Goal →
Collect the lines of the entries where "with" shows up.

Material shown →
-- begin --

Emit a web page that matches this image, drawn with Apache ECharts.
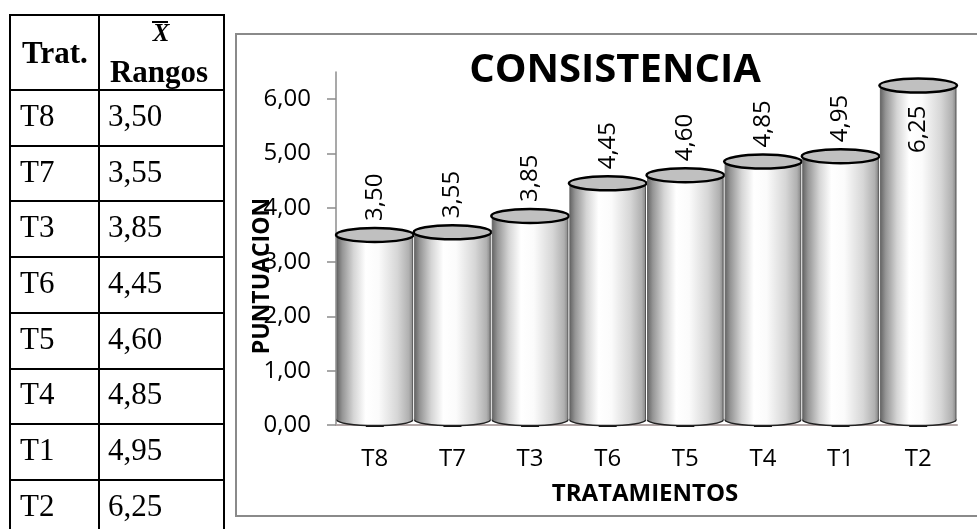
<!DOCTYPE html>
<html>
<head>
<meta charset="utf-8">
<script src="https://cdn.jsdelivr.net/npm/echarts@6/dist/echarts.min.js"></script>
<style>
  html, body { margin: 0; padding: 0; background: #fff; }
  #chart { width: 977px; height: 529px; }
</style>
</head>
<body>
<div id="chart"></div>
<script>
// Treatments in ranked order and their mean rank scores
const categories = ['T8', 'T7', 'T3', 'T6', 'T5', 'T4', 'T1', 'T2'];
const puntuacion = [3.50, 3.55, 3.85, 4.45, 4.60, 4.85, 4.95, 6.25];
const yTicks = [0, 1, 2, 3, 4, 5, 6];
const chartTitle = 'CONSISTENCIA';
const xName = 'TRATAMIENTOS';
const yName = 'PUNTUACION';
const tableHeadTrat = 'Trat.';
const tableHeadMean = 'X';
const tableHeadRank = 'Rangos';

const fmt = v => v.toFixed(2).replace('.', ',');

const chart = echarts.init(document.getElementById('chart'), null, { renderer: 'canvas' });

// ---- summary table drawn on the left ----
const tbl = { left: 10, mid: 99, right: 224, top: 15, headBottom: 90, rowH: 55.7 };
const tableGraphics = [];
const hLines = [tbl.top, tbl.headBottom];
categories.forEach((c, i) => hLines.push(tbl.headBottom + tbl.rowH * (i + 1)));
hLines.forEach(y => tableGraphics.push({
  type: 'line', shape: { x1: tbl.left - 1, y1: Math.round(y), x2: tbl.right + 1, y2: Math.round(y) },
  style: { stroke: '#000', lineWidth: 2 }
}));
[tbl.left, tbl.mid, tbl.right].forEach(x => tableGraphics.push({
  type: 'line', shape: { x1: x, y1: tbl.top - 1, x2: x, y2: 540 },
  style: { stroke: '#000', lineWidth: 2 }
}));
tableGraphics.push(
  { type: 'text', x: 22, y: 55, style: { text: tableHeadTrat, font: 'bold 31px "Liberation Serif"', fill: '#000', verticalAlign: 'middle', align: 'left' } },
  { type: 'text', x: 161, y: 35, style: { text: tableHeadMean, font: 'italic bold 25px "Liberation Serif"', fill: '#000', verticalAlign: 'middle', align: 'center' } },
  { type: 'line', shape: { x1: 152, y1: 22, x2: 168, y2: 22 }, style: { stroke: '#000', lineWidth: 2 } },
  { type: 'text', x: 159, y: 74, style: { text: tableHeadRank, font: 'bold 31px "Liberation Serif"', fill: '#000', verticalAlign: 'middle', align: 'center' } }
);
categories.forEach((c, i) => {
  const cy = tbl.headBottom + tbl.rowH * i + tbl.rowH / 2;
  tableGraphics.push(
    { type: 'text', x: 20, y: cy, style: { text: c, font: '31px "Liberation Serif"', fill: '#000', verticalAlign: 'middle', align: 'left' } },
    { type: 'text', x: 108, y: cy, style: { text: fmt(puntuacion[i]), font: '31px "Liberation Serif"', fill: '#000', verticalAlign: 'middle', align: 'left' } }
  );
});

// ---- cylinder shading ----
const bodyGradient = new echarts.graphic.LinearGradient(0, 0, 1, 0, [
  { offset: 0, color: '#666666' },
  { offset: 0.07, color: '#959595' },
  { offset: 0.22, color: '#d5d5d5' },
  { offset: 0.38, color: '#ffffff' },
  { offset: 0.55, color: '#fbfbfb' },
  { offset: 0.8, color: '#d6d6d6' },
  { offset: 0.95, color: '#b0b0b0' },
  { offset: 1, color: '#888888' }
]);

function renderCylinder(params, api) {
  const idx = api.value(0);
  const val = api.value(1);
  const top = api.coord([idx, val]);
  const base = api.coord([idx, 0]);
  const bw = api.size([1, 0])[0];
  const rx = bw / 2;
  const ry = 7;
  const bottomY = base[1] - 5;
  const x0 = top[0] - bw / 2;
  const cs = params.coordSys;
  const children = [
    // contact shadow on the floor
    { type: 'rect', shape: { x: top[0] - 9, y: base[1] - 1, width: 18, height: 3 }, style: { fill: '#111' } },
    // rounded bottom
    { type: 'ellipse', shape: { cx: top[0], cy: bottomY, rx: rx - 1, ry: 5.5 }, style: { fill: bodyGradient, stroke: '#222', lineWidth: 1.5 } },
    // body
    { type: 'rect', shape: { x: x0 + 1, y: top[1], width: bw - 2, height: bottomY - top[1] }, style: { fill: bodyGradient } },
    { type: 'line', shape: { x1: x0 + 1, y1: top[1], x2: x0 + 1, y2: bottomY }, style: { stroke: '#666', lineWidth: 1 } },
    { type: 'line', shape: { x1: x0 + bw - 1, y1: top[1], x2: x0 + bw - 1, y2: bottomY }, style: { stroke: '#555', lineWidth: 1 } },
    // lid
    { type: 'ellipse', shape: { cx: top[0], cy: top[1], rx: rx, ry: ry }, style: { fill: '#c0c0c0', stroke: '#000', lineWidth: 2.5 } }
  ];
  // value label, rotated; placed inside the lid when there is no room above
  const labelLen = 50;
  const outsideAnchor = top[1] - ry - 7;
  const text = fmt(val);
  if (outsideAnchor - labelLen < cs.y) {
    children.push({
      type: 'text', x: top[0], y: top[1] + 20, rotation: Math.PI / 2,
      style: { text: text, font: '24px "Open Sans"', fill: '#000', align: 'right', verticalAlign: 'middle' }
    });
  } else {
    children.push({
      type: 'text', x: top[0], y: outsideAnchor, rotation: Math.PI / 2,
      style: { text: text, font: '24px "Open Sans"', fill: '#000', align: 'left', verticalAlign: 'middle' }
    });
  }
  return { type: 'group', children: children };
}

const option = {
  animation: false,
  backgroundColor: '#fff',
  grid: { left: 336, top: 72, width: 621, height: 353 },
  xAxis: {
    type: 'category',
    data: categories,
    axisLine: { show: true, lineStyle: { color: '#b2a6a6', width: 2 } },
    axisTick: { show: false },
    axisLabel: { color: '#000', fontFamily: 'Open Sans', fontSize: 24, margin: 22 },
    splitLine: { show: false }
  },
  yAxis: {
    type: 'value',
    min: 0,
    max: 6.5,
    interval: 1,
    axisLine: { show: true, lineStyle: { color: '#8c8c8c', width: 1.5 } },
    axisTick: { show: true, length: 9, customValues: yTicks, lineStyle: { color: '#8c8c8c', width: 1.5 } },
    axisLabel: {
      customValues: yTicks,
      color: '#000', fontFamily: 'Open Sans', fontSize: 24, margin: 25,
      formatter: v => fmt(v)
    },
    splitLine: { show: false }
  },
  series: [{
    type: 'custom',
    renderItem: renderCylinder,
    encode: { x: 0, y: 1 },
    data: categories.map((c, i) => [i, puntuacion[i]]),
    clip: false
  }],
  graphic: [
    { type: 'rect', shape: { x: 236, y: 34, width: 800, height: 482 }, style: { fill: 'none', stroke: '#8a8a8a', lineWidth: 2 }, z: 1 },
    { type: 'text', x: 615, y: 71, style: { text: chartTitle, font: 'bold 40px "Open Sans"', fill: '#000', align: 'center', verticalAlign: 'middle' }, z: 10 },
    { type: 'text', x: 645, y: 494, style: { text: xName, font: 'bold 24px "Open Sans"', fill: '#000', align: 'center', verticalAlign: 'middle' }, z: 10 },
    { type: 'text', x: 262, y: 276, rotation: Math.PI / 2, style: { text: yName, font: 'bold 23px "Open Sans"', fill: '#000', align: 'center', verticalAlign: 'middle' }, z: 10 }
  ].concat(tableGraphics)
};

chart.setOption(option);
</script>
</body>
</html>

-- end --
-- begin --

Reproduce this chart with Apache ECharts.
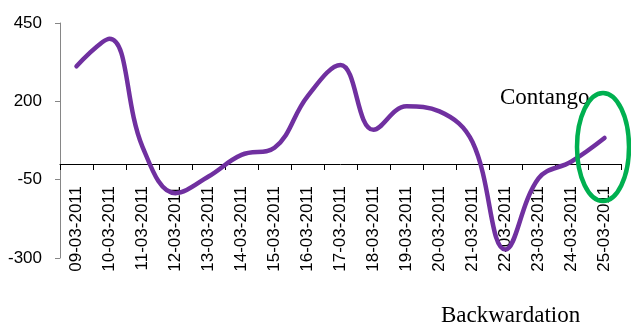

-- end --

Output below →
Emit a web page that matches this image, drawn with Apache ECharts.
Reproduce this chart with Apache ECharts.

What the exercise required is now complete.